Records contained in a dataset
:::

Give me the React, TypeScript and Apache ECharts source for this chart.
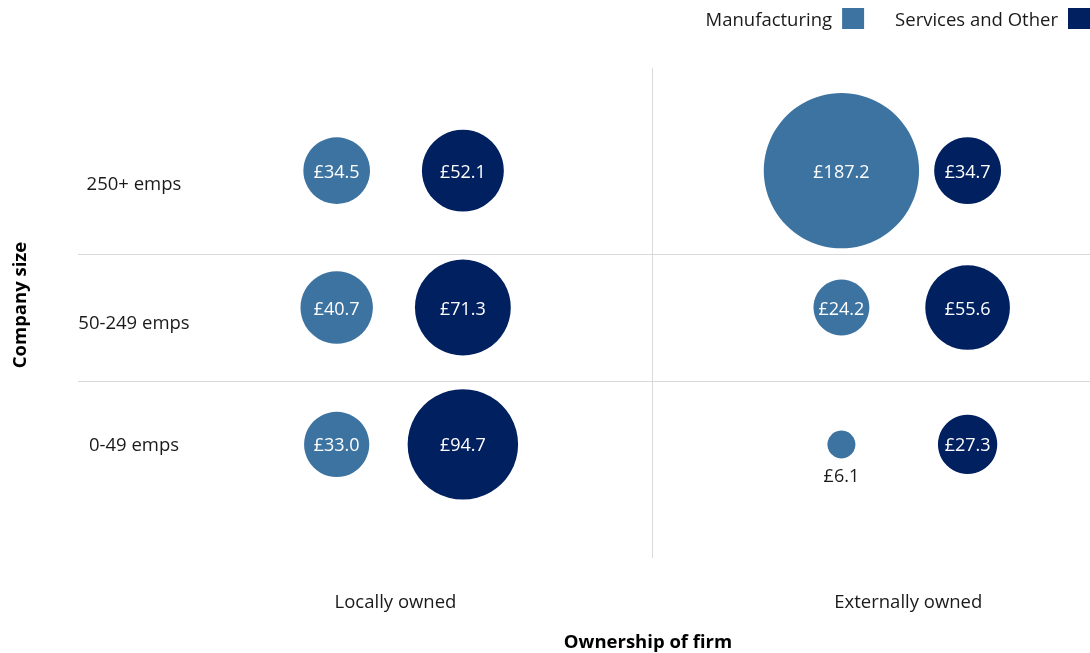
import React, { useEffect, useRef } from "react";
import * as echarts from "echarts";

const ownershipLabels = ["Locally owned", "Externally owned"];
const sizeLabels = ["0-49 emps", "50-249 emps", "250+ emps"];
const seriesNames = ["Manufacturing", "Services and Other"];
// values ordered by company size: 0-49, 50-249, 250+
const manufacturingLocal = [33.0, 40.7, 34.5];
const manufacturingExternal = [6.1, 24.2, 187.2];
const servicesLocal = [94.7, 71.3, 52.1];
const servicesExternal = [27.3, 55.6, 34.7];

const COLORS = ["#3D73A1", "#002060"];
const FONT = "Open Sans";
const FS = 18.5;

function buildPoints(local: number[], external: number[], sector: number) {
  const pts: any[] = [];
  [local, external].forEach((arr, o) => {
    arr.forEach((v, i) => {
      const small = v < 15;
      pts.push({
        value: [o * 4 + sector + 1, i + 1, v],
        label: small
          ? { position: "bottom", color: "#1a1a1a", distance: 8 }
          : undefined,
      });
    });
  });
  return pts;
}

export default function App() {
  const ref = useRef<HTMLDivElement>(null);
  useEffect(() => {
    const chart = echarts.init(ref.current!, null, { renderer: "svg" });
    const bubble = (name: string, data: any[], color: string) => ({
      name,
      type: "scatter",
      data,
      symbolSize: (val: number[]) => 11.35 * Math.sqrt(val[2]),
      itemStyle: { color, opacity: 1 },
      label: {
        show: true,
        position: "inside",
        color: "#ffffff",
        fontFamily: FONT,
        fontSize: 18,
        formatter: (p: any) => "£" + p.value[2].toFixed(1),
      },
      emphasis: { disabled: true },
      z: 3,
    });
    chart.setOption({
      animation: false,
      textStyle: { fontFamily: FONT },
      grid: { left: 78, right: 0, top: 68, bottom: 95, containLabel: false },
      legend: {
        data: seriesNames,
        right: 0,
        top: 8,
        padding: 0,
        align: "right",
        icon: "rect",
        itemWidth: 22,
        itemHeight: 21,
        itemGap: 31,
        textStyle: {
          fontFamily: FONT,
          fontSize: FS,
          color: "#1a1a1a",
          padding: [0, 5, 0, 0],
        },
      },
      xAxis: {
        type: "value",
        min: -1.05,
        max: 6.97,
        axisLine: { show: false },
        axisTick: { show: false },
        splitLine: { show: false },
        axisLabel: {
          customValues: [1.466, 5.53],
          margin: 33,
          fontFamily: FONT,
          fontSize: FS,
          color: "#1a1a1a",
          formatter: (v: number) => ownershipLabels[v < 3.5 ? 0 : 1],
        },
      },
      yAxis: {
        type: "value",
        min: 0.17,
        max: 3.75,
        axisLine: { show: false },
        axisTick: { show: false },
        splitLine: { show: false },
        axisLabel: {
          customValues: [1.01, 1.9, 2.91],
          inside: true,
          align: "center",
          margin: 56,
          fontFamily: FONT,
          fontSize: FS,
          color: "#1a1a1a",
          formatter: (v: number) => sizeLabels[Math.round(v) - 1],
        },
      },
      series: [
        bubble(seriesNames[0], buildPoints(manufacturingLocal, manufacturingExternal, 0), COLORS[0]),
        bubble(seriesNames[1], buildPoints(servicesLocal, servicesExternal, 1), COLORS[1]),
        {
          type: "scatter",
          data: [],
          silent: true,
          z: 1,
          markLine: {
            silent: true,
            symbol: "none",
            label: { show: false },
            lineStyle: { color: "#d9d9d9", width: 1, type: "solid" },
            data: [{ yAxis: 1.46 }, { yAxis: 2.39 }, { xAxis: 3.5 }],
          },
        },
      ],
      graphic: [
        {
          type: "text",
          x: 18,
          y: 305,
          rotation: Math.PI / 2,
          style: {
            text: "Company size",
            fontFamily: FONT,
            fontSize: FS,
            fontWeight: "bold",
            fill: "#000000",
            align: "center",
            verticalAlign: "middle",
          },
        },
        {
          type: "text",
          x: 648,
          y: 640,
          style: {
            text: "Ownership of firm",
            fontFamily: FONT,
            fontSize: FS,
            fontWeight: "bold",
            fill: "#000000",
            align: "center",
            verticalAlign: "middle",
          },
        },
      ],
    });
    return () => chart.dispose();
  }, []);
  return (
    <div
      ref={ref}
      style={{ position: "fixed", left: 0, top: 0, width: 1090, height: 653 }}
    />
  );
}
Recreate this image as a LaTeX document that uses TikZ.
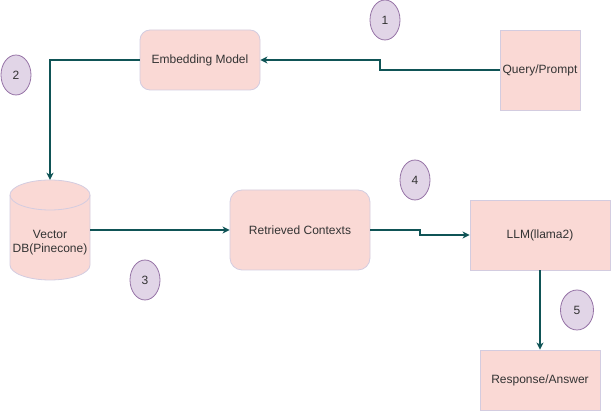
\documentclass[tikz,border=0pt]{standalone}
\usepackage{fontspec}
\setmainfont{Liberation Sans}
\usetikzlibrary{arrows.meta,shapes.geometric}
\definecolor{boxfill}{HTML}{FAD9D5}
\definecolor{boxline}{HTML}{D3CCE0}
\definecolor{numfill}{HTML}{E1D5E7}
\definecolor{numline}{HTML}{9673A6}
\definecolor{flow}{HTML}{0F5456}
\definecolor{txt}{HTML}{333333}
\tikzset{
  boxstyle/.style={draw=boxline, fill=boxfill, line width=0.8pt, text=txt, align=center,
    font=\fontsize{12}{14}\selectfont, inner sep=0pt},
  roundbox/.style={boxstyle, rounded corners=10pt},
  numstyle/.style={ellipse, draw=numline, fill=numfill, line width=0.8pt, text=txt,
    minimum width=30pt, minimum height=40pt, inner sep=0pt, font=\fontsize{12}{14}\selectfont},
  flowline/.style={draw=flow, line width=1.2pt, -{Stealth[length=7pt,width=7pt,inset=2pt]}},
}
\begin{document}
\begin{tikzpicture}[x=1pt,y=-1pt]
\useasboundingbox (0,0) rectangle (611,411);
% boxes
\node[roundbox, minimum width=120pt, minimum height=60pt] (embed) at (200,60) {Embedding Model};
\node[boxstyle, minimum width=80pt, minimum height=80pt] (query) at (540,70) {Query/Prompt};
\node[roundbox, rounded corners=12pt, minimum width=140pt, minimum height=80pt] (ret) at (300,230) {Retrieved Contexts};
\node[boxstyle, minimum width=140pt, minimum height=70pt] (llm) at (540,235) {LLM(llama2)};
\node[boxstyle, minimum width=120pt, minimum height=60pt] (resp) at (540,380) {Response/Answer};
% cylinder
\node[minimum width=80pt, minimum height=100pt, inner sep=0pt] (db) at (50,230) {};
\filldraw[draw=boxline, fill=boxfill, line width=0.8pt]
  (10,195) -- (10,265) arc[start angle=180, end angle=360, x radius=40pt, y radius=15pt] -- (90,195)
  arc[start angle=0, end angle=180, x radius=40pt, y radius=15pt] -- cycle;
\draw[draw=boxline, line width=0.8pt] (10,195) arc[start angle=180, end angle=360, x radius=40pt, y radius=15pt];
\node[text=txt, align=center, font=\fontsize{12}{14}\selectfont, inner sep=0pt] (dbtext) at (50,243) {Vector\\DB(Pinecone)};
% number badges
\node[numstyle] (n1) at (385,20) {1};
\node[numstyle] (n2) at (16,75) {2};
\node[numstyle] (n3) at (145,280) {3};
\node[numstyle] (n4) at (415,180) {4};
\node[numstyle, minimum width=33pt] (n5) at (577,310) {5};
% connectors
\coordinate (q1) at (380,70);
\coordinate (q2) at (380,60);
\draw[flowline] (query.west) -- (q1) -- (q2) -- (embed.east);
\draw[flowline] (embed.west) -| (db.north);
\draw[flowline] (db.east) -- (ret.west);
\coordinate (r1) at (420,230);
\coordinate (r2) at (420,235);
\draw[flowline] (ret.east) -- (r1) -- (r2) -- (llm.west);
\draw[flowline] (llm.south) -- (resp.north);
\end{tikzpicture}
\end{document}
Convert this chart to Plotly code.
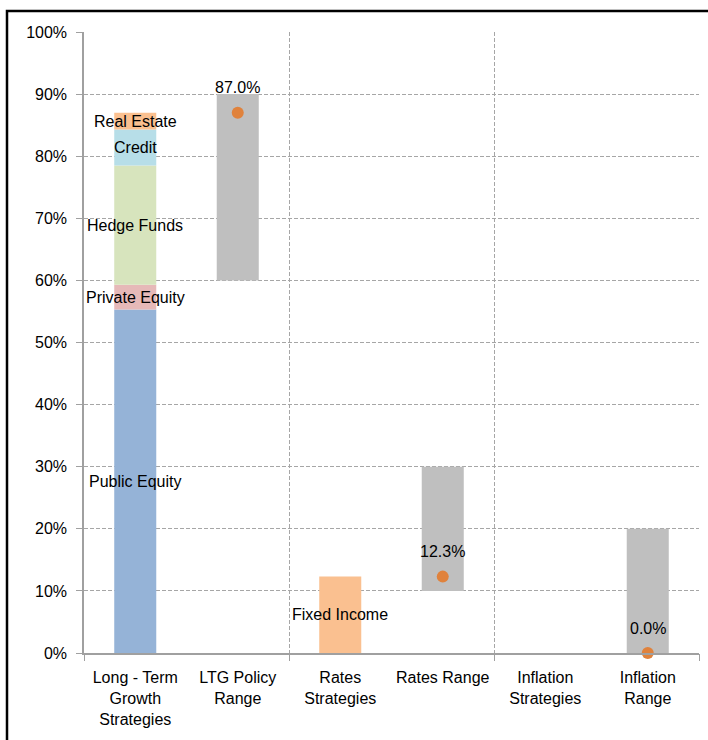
import numpy as np
import plotly.graph_objects as go

categories = ["Long - Term<br>Growth<br>Strategies", "LTG Policy<br>Range", "Rates<br>Strategies",
              "Rates Range", "Inflation<br>Strategies", "Inflation<br>Range"]
ltg_names = ["Public Equity", "Private Equity", "Hedge Funds", "Credit", "Real Estate"]
ltg_values = [55.3, 4.0, 19.2, 5.8, 2.7]
ltg_colors = ["#95B3D7", "#E6B9B8", "#D7E4BD", "#B7DEE8", "#FAC090"]
fixed_income = 12.3
range_pos = [1, 3, 5]
range_low = [60, 10, 0]
range_high = [90, 30, 20]
actual = [87.0, 12.3, 0.0]

FONT = "Liberation Sans, Arial, sans-serif"
FS = 16
fig = go.Figure()
bw = 0.41
bases = np.concatenate([[0], np.cumsum(ltg_values)[:-1]])
for n, v, b, c in zip(ltg_names, ltg_values, bases, ltg_colors):
    fig.add_trace(go.Bar(x=[0], y=[v], base=[b], width=bw, marker=dict(color=c, line_width=0),
                         name=n, hoverinfo="name"))
    fig.add_annotation(x=0, y=b + v / 2, text=n, showarrow=False,
                       font=dict(family=FONT, size=FS, color="#000"))
fig.add_trace(go.Bar(x=[2], y=[fixed_income], base=[0], width=bw,
                     marker=dict(color="#FAC090", line_width=0), name="Fixed Income"))
fig.add_annotation(x=2, y=fixed_income / 2, text="Fixed Income", showarrow=False,
                   font=dict(family=FONT, size=FS, color="#000"))
fig.add_trace(go.Bar(x=range_pos, y=[h - l for h, l in zip(range_high, range_low)], base=range_low,
                     width=bw, marker=dict(color="#BFBFBF", line_width=0), name="Range"))
fig.add_trace(go.Scatter(x=range_pos, y=actual, mode="markers", cliponaxis=False,
                         marker=dict(size=12, color="#E0823C"), name="Actual"))
for xp, a in zip(range_pos, actual):
    fig.add_annotation(x=xp, y=a, text=f"{a:.1f}%", showarrow=False, yshift=25,
                       font=dict(family=FONT, size=FS, color="#000"))
fig.add_trace(go.Scatter(x=[None], y=[None], xaxis="x2", showlegend=False))

fig.update_layout(
    width=708, height=740, barmode="overlay", showlegend=False,
    margin=dict(l=84, r=9, t=32, b=87),
    paper_bgcolor="white", plot_bgcolor="white",
    font=dict(family=FONT, size=FS, color="#000"),
    xaxis=dict(range=[-0.5, 5.5], tickvals=list(range(6)), ticktext=categories,
               showgrid=False, ticks="", showline=True, linecolor="#A0A0A0", linewidth=1.5,
               zeroline=False, tickfont=dict(size=FS), ticklabelstandoff=9),
    xaxis2=dict(range=[-0.5, 5.5], overlaying="x", anchor="y", side="bottom",
                tickvals=[-0.5, 1.5, 3.5, 5.5], showticklabels=False, ticks="outside",
                ticklen=7, tickcolor="#A0A0A0", showgrid=True, gridcolor="#A6A6A6",
                griddash="4px,2px", gridwidth=1, zeroline=False, showline=False),
    yaxis=dict(range=[0, 100], dtick=10, ticksuffix="%", showgrid=True, gridcolor="#A6A6A6",
               griddash="4px,2px", gridwidth=1, ticks="outside", ticklen=6, tickcolor="#A0A0A0",
               showline=True, linecolor="#A0A0A0", linewidth=1.5, zeroline=False,
               tickfont=dict(size=FS), ticklabelstandoff=6),
)
fig.add_shape(type="rect", xref="paper", yref="paper", x0=(7 - 84) / 615, x1=1.05,
              y0=-0.3, y1=1 + (32 - 11) / 621, line=dict(color="#000", width=2.5))
fig.write_html("out.html")
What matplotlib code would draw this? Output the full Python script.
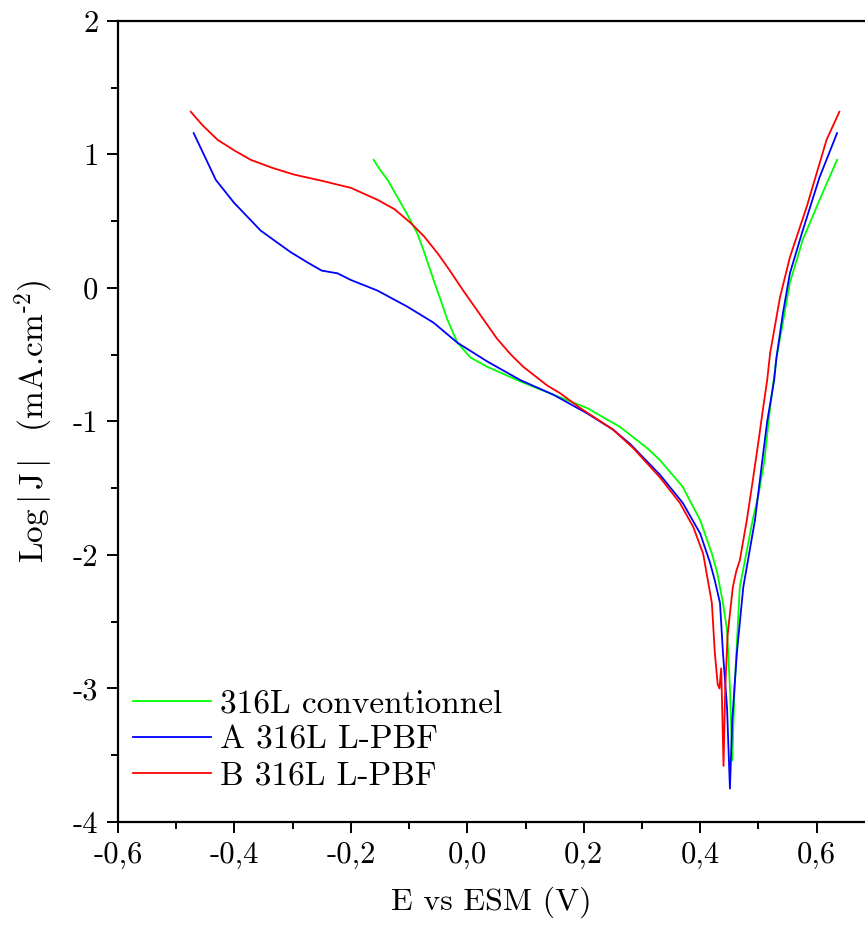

:::

**EXERCISE DETAILS:**
Your task is to reproduce exactly the lines from the start of the data above through the line containing "import * as", leaving every picture out.

**CORRECT OUTPUT:**
Give me the React, TypeScript and Apache ECharts source for this chart.
import React, { useEffect, useRef } from "react";
import * as echarts from "echarts";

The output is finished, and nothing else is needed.